Omit the images, then output each of the records below exactly.
Start
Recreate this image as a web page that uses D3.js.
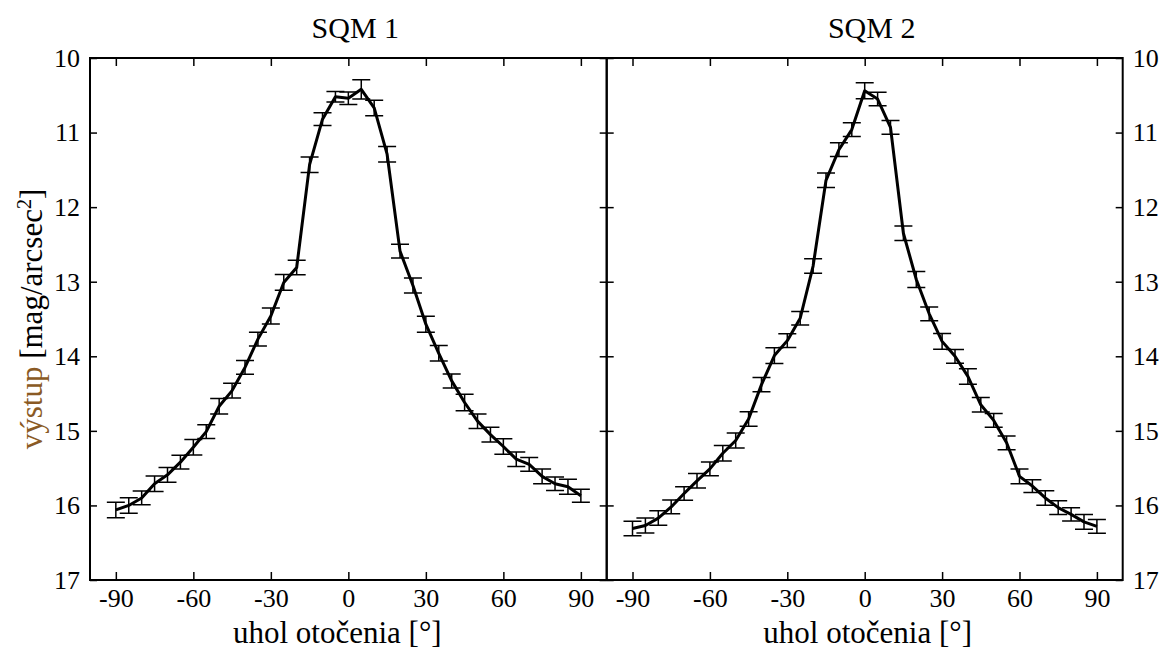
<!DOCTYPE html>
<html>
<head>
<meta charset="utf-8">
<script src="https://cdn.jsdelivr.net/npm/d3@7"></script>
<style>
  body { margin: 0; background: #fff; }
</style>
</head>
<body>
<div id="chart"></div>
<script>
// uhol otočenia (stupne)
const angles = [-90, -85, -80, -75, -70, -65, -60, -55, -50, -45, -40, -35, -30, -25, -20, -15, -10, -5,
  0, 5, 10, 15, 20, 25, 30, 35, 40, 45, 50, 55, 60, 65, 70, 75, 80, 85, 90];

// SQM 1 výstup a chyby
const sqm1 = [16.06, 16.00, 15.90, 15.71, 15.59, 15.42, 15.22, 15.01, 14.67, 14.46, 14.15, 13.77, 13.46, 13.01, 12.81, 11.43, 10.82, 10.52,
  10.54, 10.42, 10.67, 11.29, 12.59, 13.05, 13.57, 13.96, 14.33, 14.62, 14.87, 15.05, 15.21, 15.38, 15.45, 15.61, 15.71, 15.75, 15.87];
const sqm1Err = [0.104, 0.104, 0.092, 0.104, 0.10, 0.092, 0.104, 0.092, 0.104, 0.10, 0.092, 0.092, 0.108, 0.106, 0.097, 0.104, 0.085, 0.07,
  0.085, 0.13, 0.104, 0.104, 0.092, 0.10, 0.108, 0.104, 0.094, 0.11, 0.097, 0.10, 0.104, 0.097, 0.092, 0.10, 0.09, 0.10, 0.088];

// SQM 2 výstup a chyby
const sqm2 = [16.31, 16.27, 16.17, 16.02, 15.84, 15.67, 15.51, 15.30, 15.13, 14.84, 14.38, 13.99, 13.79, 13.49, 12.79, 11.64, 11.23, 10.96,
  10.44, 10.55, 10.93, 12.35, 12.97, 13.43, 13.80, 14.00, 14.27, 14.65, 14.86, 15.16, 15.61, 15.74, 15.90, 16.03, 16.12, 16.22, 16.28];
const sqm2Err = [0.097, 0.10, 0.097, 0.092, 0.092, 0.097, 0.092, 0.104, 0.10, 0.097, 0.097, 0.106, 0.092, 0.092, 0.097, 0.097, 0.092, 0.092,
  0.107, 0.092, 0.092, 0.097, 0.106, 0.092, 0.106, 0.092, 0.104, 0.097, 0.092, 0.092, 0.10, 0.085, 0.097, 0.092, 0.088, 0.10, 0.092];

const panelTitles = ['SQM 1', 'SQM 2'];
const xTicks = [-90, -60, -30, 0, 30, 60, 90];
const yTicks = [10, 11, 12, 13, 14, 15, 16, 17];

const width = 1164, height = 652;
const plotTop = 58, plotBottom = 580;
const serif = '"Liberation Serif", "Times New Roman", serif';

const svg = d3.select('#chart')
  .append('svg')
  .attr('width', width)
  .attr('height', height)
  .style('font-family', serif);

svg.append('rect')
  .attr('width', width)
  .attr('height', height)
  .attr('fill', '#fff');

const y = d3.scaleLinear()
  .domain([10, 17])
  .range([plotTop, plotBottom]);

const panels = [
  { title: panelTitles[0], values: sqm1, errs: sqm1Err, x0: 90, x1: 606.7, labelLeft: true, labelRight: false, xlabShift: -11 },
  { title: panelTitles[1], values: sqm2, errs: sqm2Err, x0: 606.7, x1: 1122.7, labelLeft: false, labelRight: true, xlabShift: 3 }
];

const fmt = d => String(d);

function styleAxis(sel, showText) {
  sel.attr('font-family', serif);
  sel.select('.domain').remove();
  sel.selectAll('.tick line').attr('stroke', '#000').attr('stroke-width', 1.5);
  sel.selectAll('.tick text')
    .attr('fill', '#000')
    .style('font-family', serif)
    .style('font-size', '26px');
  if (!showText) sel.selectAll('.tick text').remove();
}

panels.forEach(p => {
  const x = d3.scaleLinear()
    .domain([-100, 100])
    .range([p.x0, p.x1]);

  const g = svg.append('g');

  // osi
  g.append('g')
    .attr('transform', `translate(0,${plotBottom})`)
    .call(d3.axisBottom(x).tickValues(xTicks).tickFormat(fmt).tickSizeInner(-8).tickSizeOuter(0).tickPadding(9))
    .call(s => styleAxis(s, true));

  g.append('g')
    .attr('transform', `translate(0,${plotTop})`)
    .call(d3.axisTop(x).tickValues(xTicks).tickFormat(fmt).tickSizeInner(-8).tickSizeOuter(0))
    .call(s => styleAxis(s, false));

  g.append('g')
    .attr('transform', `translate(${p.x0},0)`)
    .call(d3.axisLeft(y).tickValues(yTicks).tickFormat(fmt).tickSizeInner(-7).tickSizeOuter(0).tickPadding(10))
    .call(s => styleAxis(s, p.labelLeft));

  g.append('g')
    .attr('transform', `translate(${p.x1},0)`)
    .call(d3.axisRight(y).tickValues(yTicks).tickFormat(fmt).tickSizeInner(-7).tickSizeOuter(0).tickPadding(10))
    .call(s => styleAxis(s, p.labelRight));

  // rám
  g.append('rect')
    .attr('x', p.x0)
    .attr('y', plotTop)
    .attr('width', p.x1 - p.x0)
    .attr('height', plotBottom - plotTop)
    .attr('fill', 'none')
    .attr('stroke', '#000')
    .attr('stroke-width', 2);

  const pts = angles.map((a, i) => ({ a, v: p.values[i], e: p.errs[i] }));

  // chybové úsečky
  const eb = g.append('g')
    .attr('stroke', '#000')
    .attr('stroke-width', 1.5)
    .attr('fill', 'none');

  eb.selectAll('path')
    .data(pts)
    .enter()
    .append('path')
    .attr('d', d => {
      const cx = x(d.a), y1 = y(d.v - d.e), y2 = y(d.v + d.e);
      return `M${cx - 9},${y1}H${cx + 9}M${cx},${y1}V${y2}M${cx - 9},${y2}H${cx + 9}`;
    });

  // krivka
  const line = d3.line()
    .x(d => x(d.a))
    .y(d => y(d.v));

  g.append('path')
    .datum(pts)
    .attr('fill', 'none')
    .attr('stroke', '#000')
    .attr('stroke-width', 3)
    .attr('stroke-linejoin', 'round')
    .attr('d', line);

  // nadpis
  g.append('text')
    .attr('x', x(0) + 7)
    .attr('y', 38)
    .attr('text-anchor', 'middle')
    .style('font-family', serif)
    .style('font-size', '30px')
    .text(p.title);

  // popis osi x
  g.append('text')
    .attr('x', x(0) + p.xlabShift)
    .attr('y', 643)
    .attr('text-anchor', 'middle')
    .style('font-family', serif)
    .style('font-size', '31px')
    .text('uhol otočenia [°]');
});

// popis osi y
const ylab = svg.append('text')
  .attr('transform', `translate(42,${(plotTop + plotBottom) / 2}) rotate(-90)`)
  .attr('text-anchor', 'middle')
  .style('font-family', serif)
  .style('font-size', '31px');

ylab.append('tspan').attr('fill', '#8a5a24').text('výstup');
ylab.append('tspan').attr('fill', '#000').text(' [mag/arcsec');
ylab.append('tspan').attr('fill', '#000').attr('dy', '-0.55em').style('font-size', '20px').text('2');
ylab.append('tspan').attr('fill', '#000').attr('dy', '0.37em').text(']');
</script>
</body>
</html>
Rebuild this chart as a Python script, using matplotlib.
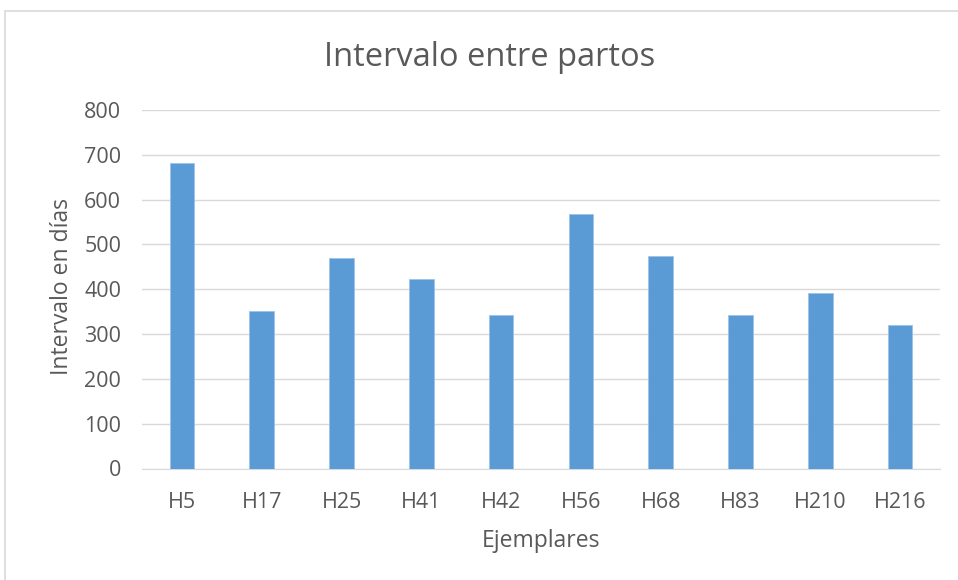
End
* **Result for this exercise**:
Recreate this image as a web page that uses D3.js.
<!DOCTYPE html>
<html>
<head>
<meta charset="utf-8">
<script src="https://cdn.jsdelivr.net/npm/d3@7"></script>
<style>
  body { margin: 0; background: #fff; }
</style>
</head>
<body>
<div id="chart"></div>
<script>
// uhol otočenia (stupne)
const angles = [-90, -85, -80, -75, -70, -65, -60, -55, -50, -45, -40, -35, -30, -25, -20, -15, -10, -5,
  0, 5, 10, 15, 20, 25, 30, 35, 40, 45, 50, 55, 60, 65, 70, 75, 80, 85, 90];

// SQM 1 výstup a chyby
const sqm1 = [16.06, 16.00, 15.90, 15.71, 15.59, 15.42, 15.22, 15.01, 14.67, 14.46, 14.15, 13.77, 13.46, 13.01, 12.81, 11.43, 10.82, 10.52,
  10.54, 10.42, 10.67, 11.29, 12.59, 13.05, 13.57, 13.96, 14.33, 14.62, 14.87, 15.05, 15.21, 15.38, 15.45, 15.61, 15.71, 15.75, 15.87];
const sqm1Err = [0.104, 0.104, 0.092, 0.104, 0.10, 0.092, 0.104, 0.092, 0.104, 0.10, 0.092, 0.092, 0.108, 0.106, 0.097, 0.104, 0.085, 0.07,
  0.085, 0.13, 0.104, 0.104, 0.092, 0.10, 0.108, 0.104, 0.094, 0.11, 0.097, 0.10, 0.104, 0.097, 0.092, 0.10, 0.09, 0.10, 0.088];

// SQM 2 výstup a chyby
const sqm2 = [16.31, 16.27, 16.17, 16.02, 15.84, 15.67, 15.51, 15.30, 15.13, 14.84, 14.38, 13.99, 13.79, 13.49, 12.79, 11.64, 11.23, 10.96,
  10.44, 10.55, 10.93, 12.35, 12.97, 13.43, 13.80, 14.00, 14.27, 14.65, 14.86, 15.16, 15.61, 15.74, 15.90, 16.03, 16.12, 16.22, 16.28];
const sqm2Err = [0.097, 0.10, 0.097, 0.092, 0.092, 0.097, 0.092, 0.104, 0.10, 0.097, 0.097, 0.106, 0.092, 0.092, 0.097, 0.097, 0.092, 0.092,
  0.107, 0.092, 0.092, 0.097, 0.106, 0.092, 0.106, 0.092, 0.104, 0.097, 0.092, 0.092, 0.10, 0.085, 0.097, 0.092, 0.088, 0.10, 0.092];

const panelTitles = ['SQM 1', 'SQM 2'];
const xTicks = [-90, -60, -30, 0, 30, 60, 90];
const yTicks = [10, 11, 12, 13, 14, 15, 16, 17];

const width = 1164, height = 652;
const plotTop = 58, plotBottom = 580;
const serif = '"Liberation Serif", "Times New Roman", serif';

const svg = d3.select('#chart')
  .append('svg')
  .attr('width', width)
  .attr('height', height)
  .style('font-family', serif);

svg.append('rect')
  .attr('width', width)
  .attr('height', height)
  .attr('fill', '#fff');

const y = d3.scaleLinear()
  .domain([10, 17])
  .range([plotTop, plotBottom]);

const panels = [
  { title: panelTitles[0], values: sqm1, errs: sqm1Err, x0: 90, x1: 606.7, labelLeft: true, labelRight: false, xlabShift: -11 },
  { title: panelTitles[1], values: sqm2, errs: sqm2Err, x0: 606.7, x1: 1122.7, labelLeft: false, labelRight: true, xlabShift: 3 }
];

const fmt = d => String(d);

function styleAxis(sel, showText) {
  sel.attr('font-family', serif);
  sel.select('.domain').remove();
  sel.selectAll('.tick line').attr('stroke', '#000').attr('stroke-width', 1.5);
  sel.selectAll('.tick text')
    .attr('fill', '#000')
    .style('font-family', serif)
    .style('font-size', '26px');
  if (!showText) sel.selectAll('.tick text').remove();
}

panels.forEach(p => {
  const x = d3.scaleLinear()
    .domain([-100, 100])
    .range([p.x0, p.x1]);

  const g = svg.append('g');

  // osi
  g.append('g')
    .attr('transform', `translate(0,${plotBottom})`)
    .call(d3.axisBottom(x).tickValues(xTicks).tickFormat(fmt).tickSizeInner(-8).tickSizeOuter(0).tickPadding(9))
    .call(s => styleAxis(s, true));

  g.append('g')
    .attr('transform', `translate(0,${plotTop})`)
    .call(d3.axisTop(x).tickValues(xTicks).tickFormat(fmt).tickSizeInner(-8).tickSizeOuter(0))
    .call(s => styleAxis(s, false));

  g.append('g')
    .attr('transform', `translate(${p.x0},0)`)
    .call(d3.axisLeft(y).tickValues(yTicks).tickFormat(fmt).tickSizeInner(-7).tickSizeOuter(0).tickPadding(10))
    .call(s => styleAxis(s, p.labelLeft));

  g.append('g')
    .attr('transform', `translate(${p.x1},0)`)
    .call(d3.axisRight(y).tickValues(yTicks).tickFormat(fmt).tickSizeInner(-7).tickSizeOuter(0).tickPadding(10))
    .call(s => styleAxis(s, p.labelRight));

  // rám
  g.append('rect')
    .attr('x', p.x0)
    .attr('y', plotTop)
    .attr('width', p.x1 - p.x0)
    .attr('height', plotBottom - plotTop)
    .attr('fill', 'none')
    .attr('stroke', '#000')
    .attr('stroke-width', 2);

  const pts = angles.map((a, i) => ({ a, v: p.values[i], e: p.errs[i] }));

  // chybové úsečky
  const eb = g.append('g')
    .attr('stroke', '#000')
    .attr('stroke-width', 1.5)
    .attr('fill', 'none');

  eb.selectAll('path')
    .data(pts)
    .enter()
    .append('path')
    .attr('d', d => {
      const cx = x(d.a), y1 = y(d.v - d.e), y2 = y(d.v + d.e);
      return `M${cx - 9},${y1}H${cx + 9}M${cx},${y1}V${y2}M${cx - 9},${y2}H${cx + 9}`;
    });

  // krivka
  const line = d3.line()
    .x(d => x(d.a))
    .y(d => y(d.v));

  g.append('path')
    .datum(pts)
    .attr('fill', 'none')
    .attr('stroke', '#000')
    .attr('stroke-width', 3)
    .attr('stroke-linejoin', 'round')
    .attr('d', line);

  // nadpis
  g.append('text')
    .attr('x', x(0) + 7)
    .attr('y', 38)
    .attr('text-anchor', 'middle')
    .style('font-family', serif)
    .style('font-size', '30px')
    .text(p.title);

  // popis osi x
  g.append('text')
    .attr('x', x(0) + p.xlabShift)
    .attr('y', 643)
    .attr('text-anchor', 'middle')
    .style('font-family', serif)
    .style('font-size', '31px')
    .text('uhol otočenia [°]');
});

// popis osi y
const ylab = svg.append('text')
  .attr('transform', `translate(42,${(plotTop + plotBottom) / 2}) rotate(-90)`)
  .attr('text-anchor', 'middle')
  .style('font-family', serif)
  .style('font-size', '31px');

ylab.append('tspan').attr('fill', '#8a5a24').text('výstup');
ylab.append('tspan').attr('fill', '#000').text(' [mag/arcsec');
ylab.append('tspan').attr('fill', '#000').attr('dy', '-0.55em').style('font-size', '20px').text('2');
ylab.append('tspan').attr('fill', '#000').attr('dy', '0.37em').text(']');
</script>
</body>
</html>
Rebuild this chart as a Python script, using matplotlib.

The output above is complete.